Exercise input.

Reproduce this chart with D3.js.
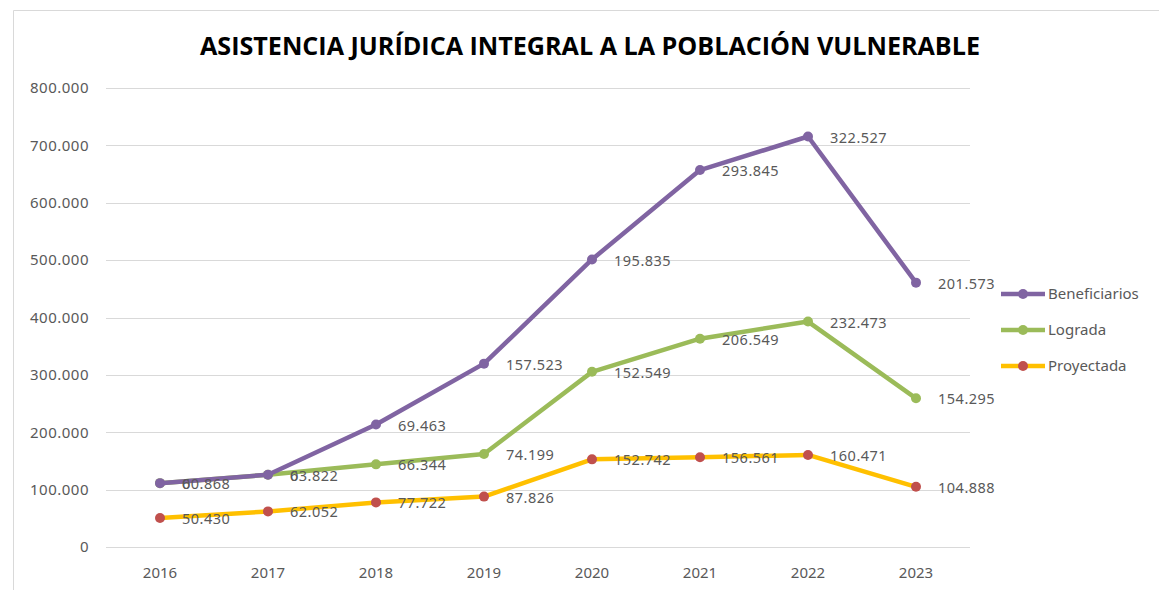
<!DOCTYPE html>
<html>
<head>
<meta charset="utf-8">
<script src="https://cdn.jsdelivr.net/npm/d3@7"></script>
<style>
  body { margin: 0; background: #fff; }
  svg { display: block; }
</style>
</head>
<body>
<div id="chart"></div>
<script>
// Data (stacked line chart: each series sits on top of the previous)
const years = ['2016', '2017', '2018', '2019', '2020', '2021', '2022', '2023'];
const proyectada = [50430, 62052, 77722, 87826, 152742, 156561, 160471, 104888];
const lograda = [60868, 63822, 66344, 74199, 152549, 206549, 232473, 154295];
const beneficiarios = [0, 0, 69463, 157523, 195835, 293845, 322527, 201573];
const yTicks = [0, 100000, 200000, 300000, 400000, 500000, 600000, 700000, 800000];

(function() {
  const W = 1159, H = 590;
  const svg = d3.select('#chart').append('svg')
    .attr('width', W).attr('height', H);

  const esLocale = d3.formatLocale({ decimal: ',', thousands: '.', grouping: [3], currency: ['', ''] });
  const fmt = esLocale.format(',d');

  // outer chart border (only top/left visible in the crop)
  svg.append('path')
    .attr('d', `M13.5,${H} V10.5 H${W}`)
    .attr('fill', 'none')
    .attr('stroke', '#d9d9d9')
    .attr('stroke-width', 1);

  // title
  svg.append('text')
    .attr('x', 590).attr('y', 55)
    .attr('text-anchor', 'middle')
    .attr('textLength', 780)
    .attr('lengthAdjust', 'spacingAndGlyphs')
    .style('font-family', '"Open Sans", "Noto Sans", sans-serif')
    .style('font-weight', 'bold')
    .style('font-size', '25px')
    .style('fill', '#000')
    .text('ASISTENCIA JURÍDICA INTEGRAL A LA POBLACIÓN VULNERABLE');

  const x = d3.scaleBand().domain(years).range([106, 970]);
  const y = d3.scaleLinear().domain([0, 800000]).range([547, 88]);
  const cx = d => x(d) + x.bandwidth() / 2;

  // gridlines
  svg.append('g').selectAll('line')
    .data(yTicks)
    .enter().append('line')
    .attr('x1', 106).attr('x2', 970)
    .attr('y1', d => Math.round(y(d)) + 0.5)
    .attr('y2', d => Math.round(y(d)) + 0.5)
    .attr('stroke', '#d9d9d9')
    .attr('stroke-width', 1);

  // y axis labels
  svg.append('g').selectAll('text')
    .data(yTicks)
    .enter().append('text')
    .attr('x', 89)
    .attr('y', d => y(d))
    .attr('dy', '0.35em')
    .attr('text-anchor', 'end')
    .style('font-family', '"Noto Sans", sans-serif')
    .style('font-size', '15px')
    .style('letter-spacing', '0.5px')
    .style('fill', '#595959')
    .text(d => fmt(d));

  // x axis labels
  svg.append('g').selectAll('text')
    .data(years)
    .enter().append('text')
    .attr('x', d => cx(d))
    .attr('y', 578)
    .attr('text-anchor', 'middle')
    .style('font-family', '"Liberation Sans Narrow", "Noto Sans", sans-serif')
    .style('font-size', '15px')
    .style('fill', '#595959')
    .text(d => d);

  // stack the series
  const table = years.map((yr, i) => ({
    year: yr,
    Proyectada: proyectada[i],
    Lograda: lograda[i],
    Beneficiarios: beneficiarios[i]
  }));
  const keys = ['Proyectada', 'Lograda', 'Beneficiarios'];
  const stacked = d3.stack().keys(keys)(table);

  const lineColor = { Proyectada: '#ffc000', Lograda: '#9bbb59', Beneficiarios: '#8064a2' };
  const markColor = { Proyectada: '#c0504d', Lograda: '#9bbb59', Beneficiarios: '#8064a2' };

  const line = d3.line()
    .x(d => cx(d.data.year))
    .y(d => y(d[1]));

  stacked.forEach(s => {
    svg.append('path')
      .datum(s)
      .attr('d', line)
      .attr('fill', 'none')
      .attr('stroke', lineColor[s.key])
      .attr('stroke-width', 4.5)
      .attr('stroke-linejoin', 'round');
    svg.append('g').selectAll('circle')
      .data(s)
      .enter().append('circle')
      .attr('cx', d => cx(d.data.year))
      .attr('cy', d => y(d[1]))
      .attr('r', 5)
      .attr('fill', markColor[s.key]);
  });

  // data labels: raw series value, to the right of the point
  stacked.forEach(s => {
    svg.append('g').selectAll('text')
      .data(s)
      .enter().append('text')
      .attr('x', d => cx(d.data.year) + 22)
      .attr('y', d => y(d[1]) + 1)
      .attr('dy', '0.35em')
      .style('font-family', '"Noto Sans", sans-serif')
      .style('font-size', '14.5px')
      .style('letter-spacing', '0.5px')
      .style('fill', '#595959')
      .text(d => fmt(d.data[s.key]));
  });

  // legend
  const legendKeys = ['Beneficiarios', 'Lograda', 'Proyectada'];
  const legend = svg.append('g').selectAll('g')
    .data(legendKeys)
    .enter().append('g')
    .attr('transform', (d, i) => `translate(1001, ${294 + i * 36})`);
  legend.append('line')
    .attr('x1', 0).attr('x2', 44)
    .attr('stroke', d => lineColor[d])
    .attr('stroke-width', 4.5);
  legend.append('circle')
    .attr('cx', 22).attr('r', 5)
    .attr('fill', d => markColor[d]);
  legend.append('text')
    .attr('x', 47)
    .attr('dy', '0.35em')
    .style('font-family', '"Liberation Sans Narrow", "Noto Sans", sans-serif')
    .style('font-size', '15px')
    .style('fill', '#595959')
    .text(d => d);
})();
</script>
</body>
</html>
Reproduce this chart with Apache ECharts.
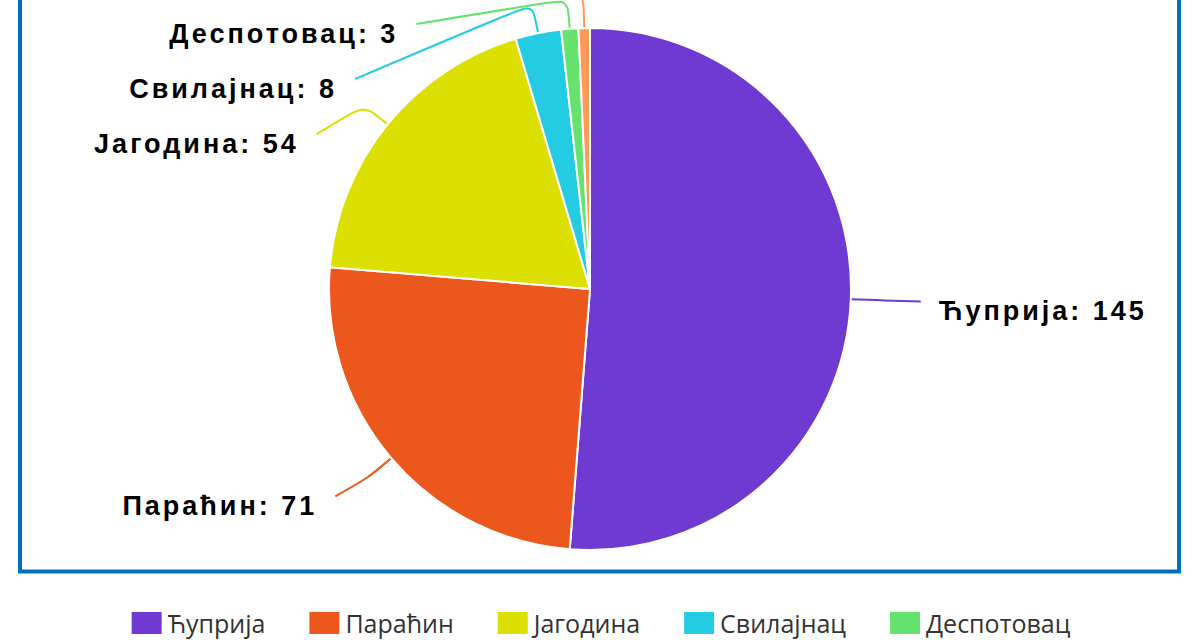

Requirements.
Omit the pictures and restate the rest of the records verbatim.

Response to the exercise.
Reproduce this chart with D3.js.
<!DOCTYPE html>
<html>
<head>
<meta charset="utf-8">
<script src="https://cdn.jsdelivr.net/npm/d3@7"></script>
<style>
  body { margin: 0; background: #fff; }
  svg { display: block; }
</style>
</head>
<body>
<div id="chart"></div>
<script>
// Data (stacked line chart: each series sits on top of the previous)
const years = ['2016', '2017', '2018', '2019', '2020', '2021', '2022', '2023'];
const proyectada = [50430, 62052, 77722, 87826, 152742, 156561, 160471, 104888];
const lograda = [60868, 63822, 66344, 74199, 152549, 206549, 232473, 154295];
const beneficiarios = [0, 0, 69463, 157523, 195835, 293845, 322527, 201573];
const yTicks = [0, 100000, 200000, 300000, 400000, 500000, 600000, 700000, 800000];

(function() {
  const W = 1159, H = 590;
  const svg = d3.select('#chart').append('svg')
    .attr('width', W).attr('height', H);

  const esLocale = d3.formatLocale({ decimal: ',', thousands: '.', grouping: [3], currency: ['', ''] });
  const fmt = esLocale.format(',d');

  // outer chart border (only top/left visible in the crop)
  svg.append('path')
    .attr('d', `M13.5,${H} V10.5 H${W}`)
    .attr('fill', 'none')
    .attr('stroke', '#d9d9d9')
    .attr('stroke-width', 1);

  // title
  svg.append('text')
    .attr('x', 590).attr('y', 55)
    .attr('text-anchor', 'middle')
    .attr('textLength', 780)
    .attr('lengthAdjust', 'spacingAndGlyphs')
    .style('font-family', '"Open Sans", "Noto Sans", sans-serif')
    .style('font-weight', 'bold')
    .style('font-size', '25px')
    .style('fill', '#000')
    .text('ASISTENCIA JURÍDICA INTEGRAL A LA POBLACIÓN VULNERABLE');

  const x = d3.scaleBand().domain(years).range([106, 970]);
  const y = d3.scaleLinear().domain([0, 800000]).range([547, 88]);
  const cx = d => x(d) + x.bandwidth() / 2;

  // gridlines
  svg.append('g').selectAll('line')
    .data(yTicks)
    .enter().append('line')
    .attr('x1', 106).attr('x2', 970)
    .attr('y1', d => Math.round(y(d)) + 0.5)
    .attr('y2', d => Math.round(y(d)) + 0.5)
    .attr('stroke', '#d9d9d9')
    .attr('stroke-width', 1);

  // y axis labels
  svg.append('g').selectAll('text')
    .data(yTicks)
    .enter().append('text')
    .attr('x', 89)
    .attr('y', d => y(d))
    .attr('dy', '0.35em')
    .attr('text-anchor', 'end')
    .style('font-family', '"Noto Sans", sans-serif')
    .style('font-size', '15px')
    .style('letter-spacing', '0.5px')
    .style('fill', '#595959')
    .text(d => fmt(d));

  // x axis labels
  svg.append('g').selectAll('text')
    .data(years)
    .enter().append('text')
    .attr('x', d => cx(d))
    .attr('y', 578)
    .attr('text-anchor', 'middle')
    .style('font-family', '"Liberation Sans Narrow", "Noto Sans", sans-serif')
    .style('font-size', '15px')
    .style('fill', '#595959')
    .text(d => d);

  // stack the series
  const table = years.map((yr, i) => ({
    year: yr,
    Proyectada: proyectada[i],
    Lograda: lograda[i],
    Beneficiarios: beneficiarios[i]
  }));
  const keys = ['Proyectada', 'Lograda', 'Beneficiarios'];
  const stacked = d3.stack().keys(keys)(table);

  const lineColor = { Proyectada: '#ffc000', Lograda: '#9bbb59', Beneficiarios: '#8064a2' };
  const markColor = { Proyectada: '#c0504d', Lograda: '#9bbb59', Beneficiarios: '#8064a2' };

  const line = d3.line()
    .x(d => cx(d.data.year))
    .y(d => y(d[1]));

  stacked.forEach(s => {
    svg.append('path')
      .datum(s)
      .attr('d', line)
      .attr('fill', 'none')
      .attr('stroke', lineColor[s.key])
      .attr('stroke-width', 4.5)
      .attr('stroke-linejoin', 'round');
    svg.append('g').selectAll('circle')
      .data(s)
      .enter().append('circle')
      .attr('cx', d => cx(d.data.year))
      .attr('cy', d => y(d[1]))
      .attr('r', 5)
      .attr('fill', markColor[s.key]);
  });

  // data labels: raw series value, to the right of the point
  stacked.forEach(s => {
    svg.append('g').selectAll('text')
      .data(s)
      .enter().append('text')
      .attr('x', d => cx(d.data.year) + 22)
      .attr('y', d => y(d[1]) + 1)
      .attr('dy', '0.35em')
      .style('font-family', '"Noto Sans", sans-serif')
      .style('font-size', '14.5px')
      .style('letter-spacing', '0.5px')
      .style('fill', '#595959')
      .text(d => fmt(d.data[s.key]));
  });

  // legend
  const legendKeys = ['Beneficiarios', 'Lograda', 'Proyectada'];
  const legend = svg.append('g').selectAll('g')
    .data(legendKeys)
    .enter().append('g')
    .attr('transform', (d, i) => `translate(1001, ${294 + i * 36})`);
  legend.append('line')
    .attr('x1', 0).attr('x2', 44)
    .attr('stroke', d => lineColor[d])
    .attr('stroke-width', 4.5);
  legend.append('circle')
    .attr('cx', 22).attr('r', 5)
    .attr('fill', d => markColor[d]);
  legend.append('text')
    .attr('x', 47)
    .attr('dy', '0.35em')
    .style('font-family', '"Liberation Sans Narrow", "Noto Sans", sans-serif')
    .style('font-size', '15px')
    .style('fill', '#595959')
    .text(d => d);
})();
</script>
</body>
</html>
Reproduce this chart with Apache ECharts.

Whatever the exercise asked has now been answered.